Quasi-pack rat that I am, by the time the computer and other technological innovations had rendered the handwritten letter obsolete I had amassed enough personal letters from readers over four decades to fill my old Army foot locker and several large cardboard boxes.
If I disclosed who some of the letters were from, you’d likely nominate me for the Name Droppers Hall of Fame, and so I won’t. Suffice to say they are from readers representing all walks of life, from princes to paupers, plutocrats to politicians, including governors and United States senators. But mostly they are from Just Plain Folks such as yourself, and many have led to a continuing pen pal relationship..
They are letters of complaint and commendation; letters suggesting column ideas, and notes of shameless self-promotion; thinly veiled threats of lawsuits; and rantings from certifiable nut cases. They are witty, and dimwitted; happy and sad; thigh-slapping funny and deadly serious. And they are treasured, which is why I’ve hung on to them. But this week, 16 years after stowing the lot in my garage, I began the job of thinning the herd, so to speak.
I suppose there’s no good reason for keeping even the keepers that I am setting aside. I probably should chuck them into the Tri-Community Landfill in neighboring Fort Fairfield, along with those that didn’t make the cut. And I might, were it not for the fact that I know damn well that within hours of doing so I’d desperately need something that was in the collection.
Inspirational things such as the joke Fred Boyce of Bangor included in a perceptive letter about state government’s shortcomings, pre-Christmas 1986, for example: Man asks wife what she wants for Christmas. Wife says a divorce sure would be nice. “I hadn’t planned on spending that much this year,” the man replies. “Every man laughs at that joke, but females don’t,” Boyce told me, and I have no reason to believe otherwise.
From the box marked “1985” came a letter from Mark Armstrong of Greenville, suggesting how one might save money playing the Maine State Lottery. (Do not buy any lottery tickets. Take an old brown paper bag. Scrawl a few sets of six numbers on it, then wait patiently for the Saturday night lottery drawing. Your chances of winning will be roughly the same as if you had bought tickets).
Armstrong invited me to supper if I were ever up his way. “Call us first, so we’ll know not to pull the shades and lock the door when you drive in the yard,” he advised. “We live in the tar paper shack with the satellite dish out back.”

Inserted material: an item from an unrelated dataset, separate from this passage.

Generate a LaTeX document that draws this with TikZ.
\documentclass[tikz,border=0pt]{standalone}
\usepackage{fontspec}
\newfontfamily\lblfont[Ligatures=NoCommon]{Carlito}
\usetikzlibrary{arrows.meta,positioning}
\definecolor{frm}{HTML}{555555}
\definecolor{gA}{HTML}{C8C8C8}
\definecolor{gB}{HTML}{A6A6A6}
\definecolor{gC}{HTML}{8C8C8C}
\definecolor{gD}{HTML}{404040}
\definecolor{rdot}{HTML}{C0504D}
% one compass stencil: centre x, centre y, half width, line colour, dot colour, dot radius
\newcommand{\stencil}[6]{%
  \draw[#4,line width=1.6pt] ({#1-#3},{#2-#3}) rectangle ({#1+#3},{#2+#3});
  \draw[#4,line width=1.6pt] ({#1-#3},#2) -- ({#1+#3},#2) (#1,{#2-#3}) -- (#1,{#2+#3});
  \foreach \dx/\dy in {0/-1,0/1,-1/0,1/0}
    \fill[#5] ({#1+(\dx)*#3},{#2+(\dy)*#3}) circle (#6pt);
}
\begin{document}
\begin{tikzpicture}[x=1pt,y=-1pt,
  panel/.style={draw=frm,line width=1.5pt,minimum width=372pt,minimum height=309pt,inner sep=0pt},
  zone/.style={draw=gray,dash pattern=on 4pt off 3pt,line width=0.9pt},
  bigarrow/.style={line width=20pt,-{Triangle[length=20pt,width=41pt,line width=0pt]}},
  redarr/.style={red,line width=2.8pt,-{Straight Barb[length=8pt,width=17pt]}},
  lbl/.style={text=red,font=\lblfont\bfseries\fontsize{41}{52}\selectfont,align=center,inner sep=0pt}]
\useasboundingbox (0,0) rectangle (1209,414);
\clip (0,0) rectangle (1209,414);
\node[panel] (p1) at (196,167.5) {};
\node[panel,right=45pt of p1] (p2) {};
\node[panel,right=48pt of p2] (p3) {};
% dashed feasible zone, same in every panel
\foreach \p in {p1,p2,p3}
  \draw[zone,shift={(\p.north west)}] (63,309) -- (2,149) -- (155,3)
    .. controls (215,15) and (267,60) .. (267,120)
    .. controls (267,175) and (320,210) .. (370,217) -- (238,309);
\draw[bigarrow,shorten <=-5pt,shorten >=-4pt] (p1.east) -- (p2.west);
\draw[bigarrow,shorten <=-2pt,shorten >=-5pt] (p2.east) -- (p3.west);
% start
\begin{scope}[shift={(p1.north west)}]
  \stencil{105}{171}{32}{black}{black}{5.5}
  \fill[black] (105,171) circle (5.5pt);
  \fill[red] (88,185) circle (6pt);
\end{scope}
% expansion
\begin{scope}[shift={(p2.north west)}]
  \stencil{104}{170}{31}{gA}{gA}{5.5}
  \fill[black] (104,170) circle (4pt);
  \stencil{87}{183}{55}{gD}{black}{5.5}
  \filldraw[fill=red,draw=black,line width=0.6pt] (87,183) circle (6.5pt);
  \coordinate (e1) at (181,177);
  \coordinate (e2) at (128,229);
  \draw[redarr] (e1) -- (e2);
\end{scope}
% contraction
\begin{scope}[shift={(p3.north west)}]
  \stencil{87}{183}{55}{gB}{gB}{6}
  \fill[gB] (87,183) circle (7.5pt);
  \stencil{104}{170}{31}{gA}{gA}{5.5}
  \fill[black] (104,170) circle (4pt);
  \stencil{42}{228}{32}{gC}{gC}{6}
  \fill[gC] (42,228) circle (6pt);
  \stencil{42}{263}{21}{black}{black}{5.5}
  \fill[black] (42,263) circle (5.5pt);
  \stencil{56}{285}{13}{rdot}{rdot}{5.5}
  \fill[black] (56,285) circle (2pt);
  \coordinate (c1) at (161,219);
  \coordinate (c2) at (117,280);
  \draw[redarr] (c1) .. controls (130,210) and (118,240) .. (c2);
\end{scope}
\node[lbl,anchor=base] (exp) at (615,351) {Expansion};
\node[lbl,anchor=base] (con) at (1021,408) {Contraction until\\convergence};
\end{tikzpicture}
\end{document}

That same year Merle Hetley of Bangor wondered how any kind of repair work undertaken before the invention of the transistor radio could have gotten done. “Quite a few of my neighbors have been getting new siding, new shingles, etc. on their houses lately. Not one member of the work crews is able to drive a single nail without a radio blasting loud enough to chip the china,” he wrote.
He had presumed that such incredible noise was necessary for the job, maybe serving to soften the shingles, or to shrink the plastic siding to fit. “But an architect has assured me that that is not the case. I am sure that home improvements were accomplished in the days B.T. (Before transistors). Whatever did they do? Whistle while they worked?”
In 1986, I got my comeuppance from a Bangor encyclopedia saleslady, whose profession I had slighted. “There is an old saying, ‘The ignorant can’t insult you, and the intelligent won’t,'” she wrote. “So maybe I shouldn’t feel insulted.” Touche, my lady. I think.
The late curmudgeon Frank Penrose Hopkins from up Fort Kent way wrote great letters – acerbic, terse and to the point. “I’m sure you are aware of how silly you people [at the BDN] seem to County people when you refer to Bangor as being in ‘northern Maine,”‘ he wrote 20 years ago. “We know here that the Boston line now extends to Bangor on our south. One reason I live here with my family is for the security of that blessed 200 miles of buffer zone between us nice folks and you yahoos.”
As I hack away at my pile of letters, former yahoo turned nice folk by virtue of being back on the correct side of the Hopkins buffer zone again, I realize I have yet to meet the e-mail that can bring to its recipient the joy of a well-crafted letter, written on paper, preservable for the ages.